The Missouri Supreme Court will have to decide who is eligible to run for a state Senate seat in St. Louis, following a decision Wednesday by an appeals court.
The Court of Appeals Eastern District said in a 31-page opinion that it would hold that Jamilah Nasheed is ineligible to challenge Sen. Robin Wright-Jones in the Democratic primary for the newly drawn 5th District. The court, however, said that “because of the general interest and importance of the issues presented,” it was transferring the case to the Supreme Court.
Missouri’s legislative districts were recently redrawn to comply with the results of the 2010 census. Nasheed, who is currently a member of the Missouri House, lives in an area that, under both the current and the new Senate map, is part of the 4th Senate District. But during redistricting, a large portion of the former 4th District was added to what is now the 5th District. Most of Nasheed’s current House district is also in the new 5th District.
Generally, lawmakers must have been a resident of their district for at least a year before they are elected. But if districts are drawn less than a year before the election, the state constitution says candidates must reside in “the district or districts from which the same shall have been taken.”
Lawmakers have long held that provision to mean that, after districts are redrawn, they have the temporary option of running in any new district that encompasses part of the old district where they reside, even if their address isn’t within the boundaries of the new district. The Missouri Attorney General’s Office has given that interpretation in opinions issued in 1967 and 1982.
But last month, St. Louis Circuit Judge Joan Moriarty said that interpretation “would promote electoral district shopping.” She upheld a challenge by Wright-Jones, the 5th District’s incumbent senator, to Nasheed’s qualifications.
No appeals court has previously interpreted the exception to the residency requirement. But, the Eastern District said, the Supreme Court in 1992 considered whether the new districts were to be used in a special election that occurred before the general election.
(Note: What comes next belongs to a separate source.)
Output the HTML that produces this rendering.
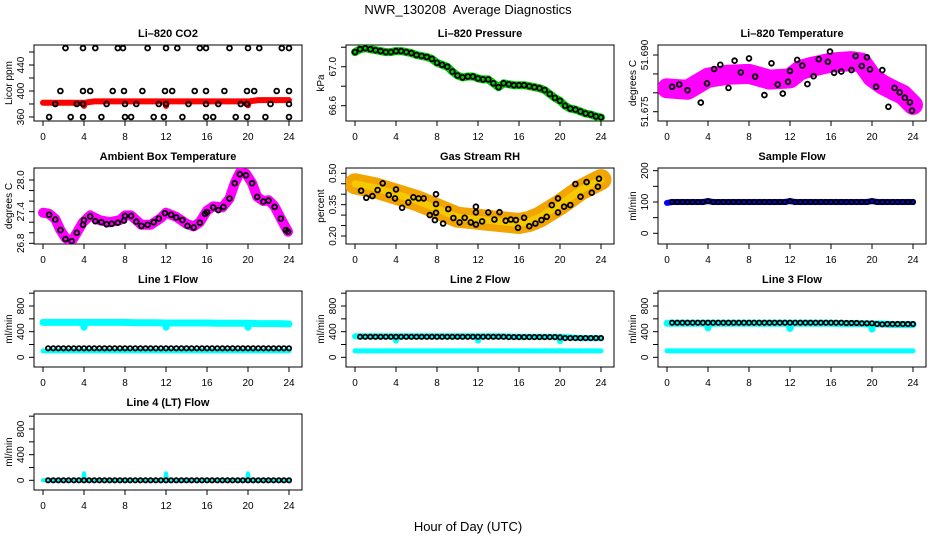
<!DOCTYPE html>
<html><head><meta charset="utf-8">
<style>
html,body{margin:0;padding:0;background:#fff;}
svg{display:block;font-family:"Liberation Sans",sans-serif;}
</style></head>
<body>
<svg id="chart" width="936" height="540" viewBox="0 0 936 540">
<text x="468" y="14" text-anchor="middle" font-size="13" style="white-space:pre">NWR_130208  Average Diagnostics</text>
<text x="468" y="531" text-anchor="middle" font-size="13">Hour of Day (UTC)</text>
</svg>
<script>
// ---------- data ----------
const xTicks = [0,4,8,12,16,20,24];
const halfHours = [0,0.5,1,1.5,2,2.5,3,3.5,4,4.5,5,5.5,6,6.5,7,7.5,8,8.5,9,9.5,10,10.5,11,11.5,12,12.5,13,13.5,14,14.5,15,15.5,16,16.5,17,17.5,18,18.5,19,19.5,20,20.5,21,21.5,22,22.5,23,23.5,24];
const bandHours = [0,1,2,3,3.9,4,4.1,5,6,7,8,9,10,11,11.9,12,12.1,13,14,15,16,17,18,19,19.9,20,20.1,21,22,23,24];

// CO2
const co2Hours = [2.2,3.9,5.1,7.3,7.8,10.2,12.0,13.1,15.3,15.9,18.2,20.0,21.1,23.3,24.0, 1.7,3.9,4.6,6.8,7.9,9.7,11.9,12.6,14.8,15.9,17.7,19.9,20.6,22.8,24.0, 1.2,3.3,3.9,6.2,8.0,9.1,11.3,12.0,14.2,15.9,17.1,19.3,19.9,22.2,24.0, 0.6,2.7,3.9,5.7,8.0,8.6,10.8,11.8,13.6,15.9,16.6,18.8,19.9,21.7,24.0];
const co2Values = [466,466,466,466,466,466,466,466,466,466,466,466,466,466,466, 400,400,400,400,400,400,400,400,400,400,400,400,400,400,400, 380,380,380,380,380,380,380,380,380,380,380,380,380,380,380, 360,360,360,360,360,360,360,360,360,360,360,360,360,360,360];
const co2Band = [382,382,382,382,382,377,382,384,384,384,384,384,384,384,384,377,384,384,384,384,384,384,384,384,384,378,384,386,386,386,386];

// Pressure
const presValues = [67.15,67.18,67.19,67.18,67.17,67.16,67.15,67.15,67.16,67.16,67.15,67.14,67.12,67.11,67.10,67.08,67.04,67.02,67.00,66.95,66.91,66.89,66.90,66.90,66.88,66.87,66.87,66.83,66.79,66.83,66.82,66.81,66.81,66.81,66.80,66.79,66.78,66.76,66.72,66.68,66.65,66.60,66.57,66.56,66.54,66.52,66.51,66.49,66.48];

// Li-820 temperature
const tempHours = [0.5,1.2,2,3.3,3.9,4.6,5.2,6,6.6,7.2,8,8.6,9.5,10.2,10.8,11.3,11.8,12,12.7,13.2,13.7,14.3,14.8,15.7,15.9,16.3,17,18,18.4,19,19.5,19.8,20.4,21,21.6,22.2,22.7,23.2,23.7,23.9];
const tempValues = [51.6816,51.6822,51.6807,51.6774,51.6825,51.6863,51.6874,51.6813,51.6885,51.6854,51.6891,51.6843,51.6794,51.6878,51.6822,51.6798,51.6829,51.6858,51.6887,51.6872,51.6823,51.6844,51.6889,51.6882,51.6909,51.6853,51.6856,51.6860,51.6897,51.6871,51.6894,51.6862,51.6816,51.6860,51.6763,51.6813,51.6801,51.6787,51.6775,51.6753];
const tempBandHours = [0,2,4,6,8,10,12,13,14,16,18,19,20,21,22,23,24];
const tempBand = [51.6812,51.6808,51.6840,51.6848,51.6850,51.6835,51.6838,51.6860,51.6868,51.6880,51.6884,51.6880,51.6842,51.6822,51.6808,51.6795,51.6768];

// Ambient box temperature
const ambHours = [0.6,1.2,1.7,2.2,2.8,3.3,3.9,4,4.6,5.1,5.7,6.2,6.7,7.3,7.9,8,8.6,9.1,9.6,10.2,10.8,11.3,11.9,12.5,13,13.6,14.1,14.7,15.3,15.8,16,16.6,17.1,17.6,18.2,18.7,19.2,19.8,20.4,20.9,21.5,22,22.6,23.2,23.7,23.9];
const ambValues = [27.34,27.25,27.05,26.88,26.84,27.0,27.15,27.24,27.31,27.22,27.2,27.16,27.17,27.19,27.23,27.32,27.32,27.21,27.13,27.15,27.2,27.27,27.37,27.34,27.29,27.24,27.13,27.1,27.19,27.36,27.39,27.48,27.43,27.49,27.65,27.94,28.11,28.09,27.94,27.68,27.59,27.61,27.49,27.27,27.05,27.02];
const ambBandHours = [0,0.6,1.2,1.7,2.2,2.8,3.3,3.9,4.6,5.5,6.5,7.5,8,8.6,9.6,10.5,11.5,12,13,14,14.7,15.3,16,16.6,17.5,18.2,18.7,19.2,19.8,20.4,20.9,21.5,22,22.6,23.2,23.9];
const ambBand = [27.38,27.36,27.26,27.05,26.9,26.84,27.0,27.2,27.33,27.24,27.2,27.24,27.33,27.33,27.15,27.15,27.28,27.38,27.3,27.17,27.12,27.2,27.42,27.5,27.48,27.65,27.94,28.14,28.12,27.94,27.68,27.6,27.62,27.5,27.27,27.02];

// Gas stream RH
const rhHours = [0.6,1.1,1.7,2.2,2.7,3.3,3.9,4,4.6,5.2,5.7,6.2,6.7,7.3,7.9,7.9,7.9,7.8,8.6,9.1,9.6,10.2,10.7,11.3,11.8,11.8,11.8,12.4,13,13.6,14.1,14.7,15.2,15.7,15.9,16.5,17,17.6,18.2,18.7,19.2,19.8,19.8,20.4,21,21.5,22,22.6,23.1,23.7,23.8];
const rhValues = [0.417,0.383,0.391,0.42,0.452,0.396,0.38,0.423,0.335,0.361,0.385,0.38,0.38,0.30,0.40,0.353,0.311,0.276,0.26,0.329,0.286,0.265,0.287,0.265,0.34,0.313,0.255,0.27,0.313,0.279,0.314,0.273,0.279,0.276,0.239,0.287,0.247,0.26,0.276,0.292,0.348,0.38,0.313,0.34,0.348,0.449,0.388,0.458,0.407,0.436,0.474];
const rhBandHours = [0,2,4,6,8,10,12,14,16,17,18,20,22,24];
const rhBand = [0.45,0.43,0.40,0.37,0.33,0.29,0.28,0.27,0.26,0.27,0.29,0.35,0.42,0.47];

// Sample flow
const sampleFlow = [97,100,100,100,100,100,100,100,103,100,100,100,100,100,100,100,100,100,100,100,100,100,100,100,103,100,100,100,100,100,100,100,100,100,100,100,100,100,100,100,103,100,100,100,100,100,100,100,100];

// Line flows (half-hourly black, band cyan)
const line1Black = [140,140,140,140,140,140,140,140,140,140,140,140,140,140,140,140,140,140,140,140,140,140,140,140,140,140,140,140,140,140,140,140,140,140,140,140,140,140,140,140,140,140,140,140,140,140,140,140,140];
const line1CyanHi = [545,545,545,545,545,470,545,545,545,545,545,540,540,540,535,470,535,535,535,535,535,530,530,530,530,470,530,525,525,525,520];
const line1CyanLo = [100,100,100,100,100,100,100,100,100,100,100,100,100,100,100,100,100,100,100,100,100,100,100,100,100,100,100,100,100,100,100];
const line2Black = [320,320,320,320,320,320,320,320,320,320,320,320,320,320,320,320,320,320,320,320,320,320,320,320,320,320,320,320,320,320,315,315,315,315,315,315,315,315,315,315,310,300,300,300,300,300,300,300,300];
const line2CyanHi = [330,330,330,330,330,260,330,330,330,330,330,330,330,330,330,260,330,330,330,325,320,320,320,320,320,250,320,310,300,300,300];
const line2CyanLo = [100,100,100,100,100,100,100,100,100,100,100,100,100,100,100,100,100,100,100,100,100,100,100,100,100,100,100,100,100,100,100];
const line3Black = [540,540,540,540,540,540,540,540,540,540,540,540,540,540,540,540,540,540,540,540,540,540,540,540,540,540,540,540,540,540,540,540,540,540,540,535,535,535,530,530,530,520,515,520,520,520,520,520,520];
const line3CyanHi = [530,530,530,530,530,460,530,530,530,530,530,530,530,530,530,450,530,530,530,530,530,525,525,525,520,440,520,520,510,510,510];
const line3CyanLo = [100,100,100,100,100,100,100,100,100,100,100,100,100,100,100,100,100,100,100,100,100,100,100,100,100,100,100,100,100,100,100];
const line4Black = [0,0,0,0,0,0,0,0,0,0,0,0,0,0,0,0,0,0,0,0,0,0,0,0,0,0,0,0,0,0,0,0,0,0,0,0,0,0,0,0,0,0,0,0,0,0,0,0,0];
const line4Cyan = [0,0,0,0,0,110,0,0,0,0,0,0,0,0,0,110,0,0,0,0,0,0,0,0,0,110,0,0,0,0,0];

// ---------- drawing ----------
const NS = 'http://www.w3.org/2000/svg';
const svg = document.getElementById('chart');
function mk(tag, attrs, parent){
  const e = document.createElementNS(NS, tag);
  for (const k in attrs) e.setAttribute(k, attrs[k]);
  (parent||svg).appendChild(e);
  return e;
}
const ROW_TOP = [45,168,291,414];
function makePanel(col, row, name, title, ylab, dmin, dmax, ticks, labels){
  const left = 34 + col*312, right = left + 268, top = ROW_TOP[row], bottom = top + 76;
  const g = mk('g', {});
  
  
  const xs = h => left + 9 + h * 246/24;
  const ys = v => top + (dmax - v) / (dmax - dmin) * 76;
  const t = mk('text', {x:(left+right)/2, y:top-8, 'text-anchor':'middle', 'font-size':11, 'font-weight':'bold'}, g);
  t.textContent = title;
  
  
  const box = mk('rect', {x:left, y:top, width:268, height:76, fill:'none', stroke:'#000', 'stroke-width':1}, g);
  
  
  const xa = mk('g', {}, g);
  
  
  mk('line', {x1:xs(0), x2:xs(24), y1:bottom, y2:bottom, stroke:'#000'}, xa);
  xTicks.forEach(v => {
    mk('line', {x1:xs(v), x2:xs(v), y1:bottom, y2:bottom+5, stroke:'#000'}, xa);
    const l = mk('text', {x:xs(v), y:bottom+19, 'text-anchor':'middle', 'font-size':10}, xa);
    l.textContent = v;
  });
  const ya = mk('g', {}, g);
  
  
  mk('line', {x1:left, x2:left, y1:ys(ticks[0]), y2:ys(ticks[ticks.length-1]), stroke:'#000'}, ya);
  ticks.forEach(v => mk('line', {x1:left-5, x2:left, y1:ys(v), y2:ys(v), stroke:'#000'}, ya));
  labels.forEach(v => {
    const x = left - 10, y = ys(parseFloat(v));
    const l = mk('text', {x:x, y:y, 'text-anchor':'middle', 'font-size':10, transform:'rotate(-90 '+x+' '+y+')'}, ya);
    l.textContent = v;
  });
  const yl = mk('text', {x:left-22, y:(top+bottom)/2, 'text-anchor':'middle', 'font-size':10, transform:'rotate(-90 '+(left-22)+' '+((top+bottom)/2)+')'}, g);
  yl.textContent = ylab;
  
  
  const clip = 'clip-' + name;
  const cp = mk('clipPath', {id:clip}, g);
  mk('rect', {x:left, y:top, width:268, height:76}, cp);
  const plot = mk('g', {'clip-path':'url(#'+clip+')'}, g);
  return {g:plot, xs:xs, ys:ys, name:name};
}
function band(p, hours, vals, color, w, nm){
  const pts = hours.map((h,i)=> p.xs(h).toFixed(1)+','+p.ys(vals[i]).toFixed(1)).join(' ');
  const pl = mk('polyline', {points:pts, fill:'none', stroke:color, 'stroke-width':w, 'stroke-linejoin':'round', 'stroke-linecap':'round'}, p.g);
  
  
}
function circles(p, hours, vals, color, nm, r){
  const grp = mk('g', {}, p.g);
  
  
  hours.forEach((h,i)=>{
    const c = mk('circle', {cx:p.xs(h).toFixed(1), cy:p.ys(vals[i]).toFixed(1), r:r||2.4, fill:'none', stroke:color, 'stroke-width':1.8}, grp);
    
    
  });
}
const halfHoursNo0 = halfHours.slice(1);

let p = makePanel(0,0,'co2','Li\u2013820 CO2','Licor ppm',353.8,470.8,[360,380,400,420,440,460],['360','400','440']);
band(p, bandHours, co2Band, '#f00', 6, 'red-band');
circles(p, co2Hours, co2Values, '#000', 'black-points');

p = makePanel(1,0,'pressure','Li\u2013820 Pressure','kPa',66.443,67.223,[66.6,66.8,67.0,67.2],['66.6','67.0']);
band(p, halfHours, presValues, '#0c0', 8, 'green-band');
circles(p, halfHours, presValues, '#000', 'black-points');

p = makePanel(2,0,'li820-temp','Li\u2013820 Temperature','degrees C',51.67254,51.69265,[51.675,51.680,51.685,51.690],['51.675','51.690']);
band(p, tempBandHours, tempBand, '#f0f', 20, 'magenta-band');
circles(p, tempHours, tempValues, '#000', 'black-points');

p = makePanel(0,1,'ambient-temp','Ambient Box Temperature','degrees C',26.787,28.2275,[26.8,27.0,27.2,27.4,27.6,27.8,28.0],['26.8','27.4','28.0']);
band(p, ambBandHours, ambBand, '#f0f', 10, 'magenta-band');
circles(p, ambHours, ambValues, '#000', 'black-points');

p = makePanel(1,1,'gas-rh','Gas Stream RH','percent',0.1617,0.5254,[0.20,0.25,0.30,0.35,0.40,0.45,0.50],['0.20','0.35','0.50']);
band(p, rhBandHours, rhBand, '#f2a400', 21, 'orange-band');
band(p, rhBandHours, rhBand, '#f5c800', 7, 'yellow-band');
circles(p, rhHours, rhValues, '#000', 'black-points');

p = makePanel(2,1,'sample-flow','Sample Flow','ml/min',-34.2,208.6,[0,50,100,150,200],['0','100','200']);
band(p, halfHours, sampleFlow, '#00f', 6, 'blue-band');
circles(p, halfHoursNo0, sampleFlow.slice(1), '#000', 'black-points', 2.2);

const flowTicks = [0,200,400,600,800,1000];
const flowLabels = ['0','400','800'];
p = makePanel(0,2,'line1-flow','Line 1 Flow','ml/min',-151,1034,flowTicks,flowLabels);
band(p, bandHours, line1CyanHi, '#0ff', 7, 'cyan-band-high');
band(p, bandHours, line1CyanLo, '#0ff', 5, 'cyan-band-low');
circles(p, halfHoursNo0, line1Black.slice(1), '#000', 'black-points', 2.2);
p = makePanel(1,2,'line2-flow','Line 2 Flow','ml/min',-151,1034,flowTicks,flowLabels);
band(p, bandHours, line2CyanHi, '#0ff', 6, 'cyan-band-high');
band(p, bandHours, line2CyanLo, '#0ff', 5, 'cyan-band-low');
circles(p, halfHoursNo0, line2Black.slice(1), '#000', 'black-points', 2.2);
p = makePanel(2,2,'line3-flow','Line 3 Flow','ml/min',-151,1034,flowTicks,flowLabels);
band(p, bandHours, line3CyanHi, '#0ff', 7, 'cyan-band-high');
band(p, bandHours, line3CyanLo, '#0ff', 5, 'cyan-band-low');
circles(p, halfHoursNo0, line3Black.slice(1), '#000', 'black-points', 2.2);
p = makePanel(0,3,'line4-flow','Line 4 (LT) Flow','ml/min',-151,1034,flowTicks,flowLabels);
band(p, bandHours, line4Cyan, '#0ff', 4, 'cyan-band');
circles(p, halfHoursNo0, line4Black.slice(1), '#000', 'black-points', 2.2);
</script>
</body></html>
The high court said they were not, and the Eastern District took that to mean that it needed to look beyond the “bare words of the sole constitutional provision at issue” to determine its true meaning.
Chief Judge Kurt S. Odenwald wrote that to follow Nasheed’s interpretation “would allow legislators to represent constituencies of which they are not a part, and with whom they may have only a regional geographic connection.” Judge Sherri B. Sullivan concurred.
In a concurring opinion, Judge Clifford H. Ahrens agreed that the Supreme Court should decide the case but disagreed with his colleagues’ analysis, saying it read words into the constitution.
“It does seem reasonable to allow candidates some latitude in re-districting years, when boundary lines become moving goal-posts,” he wrote. “This interpretation prevents gerrymandering, while the majority’s interpretation invites it.”
The opinion comes less than a week after the case was argued on June 8. The same panel of judges heard a similar case the same day, Rochelle Walton Gray v. Sylvester Taylor, in which the trial judge had reached the opposite result and allowed the challenger to seek office in 75th House District, where he doesn’t currently reside. The Gray case remains pending in the Eastern District.
St. Louis attorney Elbert A. Walton Jr., who represents both Wright-Jones and Gray (and who is also Gray’s father), said it wasn’t clear why one case was decided and the other wasn’t. He said he always anticipated both cases ultimately would be decided by the Supreme Court. He also said the high court “will have to make a really, really, really fast move,” as the August primary is less than eight weeks away.
Nasheed’s attorney, Dave Roland, said he was confident that the Supreme Court would “get this correct.” He also said that allowing Nasheed to challenge Wright-Jones in the 5th District’s primary would ultimately just put the decision in the hands of voters.
The Eastern District’s opinion, Roland said, “demonstrates a remarkable lack of faith in the people themselves.”
The case is Wright-Jones v. Nasheed, ED98456.